## Task to complete
Begin with the first line of the material and copy each line word for word through the line that contains "XAxis, YAxis, LabelList"; the pictures are left out.

== Material provided

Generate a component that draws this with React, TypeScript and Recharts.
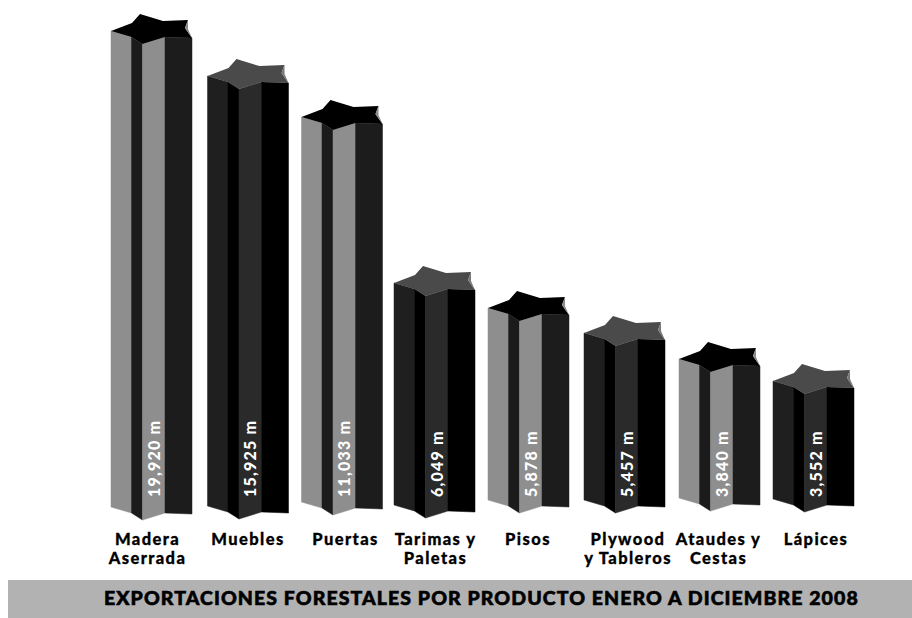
import { BarChart, Bar, XAxis, YAxis, LabelList } from 'recharts';

const categories = [
  'Madera\nAserrada',
  'Muebles',
  'Puertas',
  'Tarimas y\nPaletas',
  'Pisos',
  'Plywood\ny Tableros',
  'Ataudes y\nCestas',
  'Lápices',
];
const exportValues = [19920, 15925, 11033, 6049, 5878, 5457, 3840, 3552];
const chartTitle = 'EXPORTACIONES FORESTALES POR PRODUCTO ENERO A DICIEMBRE 2008';

// The column axis is hand-compressed rather than linear: each stop pairs an
// export value with its share of the axis length.
const axisStopValues = [0, 3552, 3840, 5457, 5878, 6049, 11033, 15925, 19920, 21000];
const axisStopShares = [0, 0.2485, 0.292, 0.343, 0.3925, 0.4418, 0.769, 0.85, 0.939, 1];

function makeStopScale(domain = [0, 1], range = [0, 1]) {
  const scale: any = (v: number) => {
    let i = 1;
    while (i < axisStopValues.length - 1 && v > axisStopValues[i]) i++;
    const t = (v - axisStopValues[i - 1]) / (axisStopValues[i] - axisStopValues[i - 1]);
    const share = axisStopShares[i - 1] + t * (axisStopShares[i] - axisStopShares[i - 1]);
    return range[0] + share * (range[1] - range[0]);
  };
  scale.domain = (d?: number[]) => (d ? makeStopScale(d, range) : domain);
  scale.range = (r?: number[]) => (r ? makeStopScale(domain, r) : range);
  scale.copy = () => makeStopScale(domain, range);
  scale.ticks = () => axisStopValues;
  return scale;
}

// Star column cross-section, measured from the left corner of the column
const topEdge = [[0, 0], [20.5, 6], [31.5, 13], [54, 6], [81, 7]];
const starOutline = [[0, 0], [21, -8], [29, -17], [52, -10], [77, -11], [74, -3], [81, 7], [54, 6], [31.5, 13], [20.5, 6]];
const notch = [[77, -11], [77, -2], [81, 7], [74, -3]];

const lightColumn = { faces: ['#8e8e8e', '#1b1b1b', '#8e8e8e', '#1c1c1c'], star: '#000000', notch: '#8a8a8a' };
const darkColumn = { faces: ['#1f1f1f', '#000000', '#2a2a2a', '#000000'], star: '#4a4a4a', notch: '#777777' };
const columnStyles = [lightColumn, darkColumn, lightColumn, darkColumn, lightColumn, darkColumn, lightColumn, darkColumn];

// small hand-drawn offsets of the columns from the regular band positions
const columnShiftX = [0, 2, 1.5, -0.5, -1, 0.5, 1, 0.5];
const columnFootLift = [0, 1, 5, 2, 7, 7, 9, 8];
const tickShiftX = [-4, 2, 5, 0.5, -1.5, 4, 0, 3];

const pts = (list: number[][]) => list.map((p) => p.join(',')).join(' ');

function StarColumn(props: any) {
  const { x, y, height, index } = props;
  const style = columnStyles[index];
  const left = x + columnShiftX[index];
  const foot = y + height - columnFootLift[index];
  return (
    <g>
      {style.faces.map((fill, i) => {
        const [ax, ay] = topEdge[i];
        const [bx, by] = topEdge[i + 1];
        const face = [
          [left + ax, y + ay],
          [left + bx, y + by],
          [left + bx, foot + by],
          [left + ax, foot + ay],
        ];
        return <polygon key={i} points={pts(face)} fill={fill} stroke={fill} strokeWidth={0.5} />;
      })}
      <polygon points={pts(starOutline.map(([a, b]) => [left + a, y + b]))} fill={style.star} />
      <polygon points={pts(notch.map(([a, b]) => [left + a, y + b]))} fill={style.notch} />
    </g>
  );
}

function ValueLabel(props: any) {
  const { x, index, value } = props;
  const cx = x + columnShiftX[index] + 43;
  return (
    <text
      transform={`translate(${cx + 5.5},497) rotate(-90)`}
      fill="#ffffff"
      fontFamily="Lato, sans-serif"
      fontWeight={900}
      fontSize={16}
      letterSpacing={1.2}
    >
      {`${value.toLocaleString('en-US')} m`}
    </text>
  );
}

function CategoryTick(props: any) {
  const { x, payload, index } = props;
  const lines = String(payload.value).split('\n');
  return (
    <text
      textAnchor="middle"
      fill="#000000"
      stroke="#000000"
      strokeWidth={0.3}
      fontFamily="Lato, sans-serif"
      fontWeight={900}
      fontSize={16.5}
      letterSpacing={1.4}
    >
      {lines.map((line, i) => (
        <tspan key={i} x={x + tickShiftX[index]} y={544.5 + i * 19}>
          {line}
        </tspan>
      ))}
    </text>
  );
}

const rows = categories.map((name, i) => ({ name, value: exportValues[i] }));
const stopScale = makeStopScale();

export default function App() {
  return (
    <div style={{ position: 'absolute', left: 0, top: 0, width: 912, height: 618, background: '#ffffff', overflow: 'hidden' }}>
      <div
        style={{
          position: 'absolute',
          left: 8,
          top: 580,
          width: 904,
          height: 38,
          background: '#b2b2b2',
          color: '#000000',
          fontFamily: 'Lato, sans-serif',
          fontWeight: 900,
          fontSize: 19.5,
          lineHeight: '36px',
          letterSpacing: 1.08,
          WebkitTextStroke: '0.6px #000000',
          whiteSpace: 'nowrap',
          paddingLeft: 96,
          boxSizing: 'border-box',
        }}
      >
        {chartTitle}
      </div>
      <BarChart
        width={912}
        height={618}
        data={rows}
        barCategoryGap={6.75}
        margin={{ top: 0, right: 51.75, bottom: 0, left: 104.25 }}
        style={{ position: 'absolute', left: 0, top: 0 }}
      >
        <XAxis
          dataKey="name"
          height={111}
          interval={0}
          axisLine={false}
          tickLine={false}
          tick={<CategoryTick />}
        />
        <YAxis hide scale={stopScale} domain={[0, 21000]} />
        <Bar dataKey="value" shape={<StarColumn />} isAnimationActive={false}>
          <LabelList dataKey="value" content={<ValueLabel />} />
        </Bar>
      </BarChart>
    </div>
  );
}
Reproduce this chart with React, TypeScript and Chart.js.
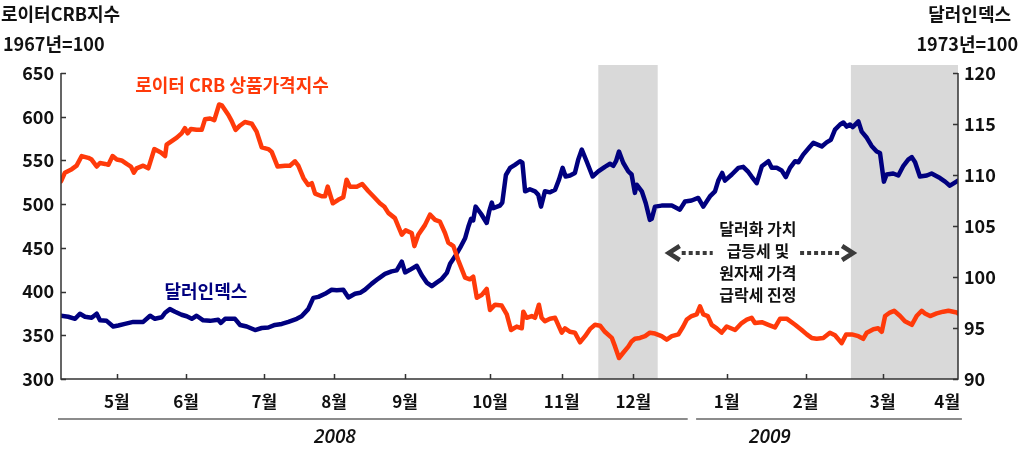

====

## Full solution
Generate a component that draws this with React, TypeScript and Recharts.
import { BarChart, Bar, XAxis, YAxis, LabelList } from 'recharts';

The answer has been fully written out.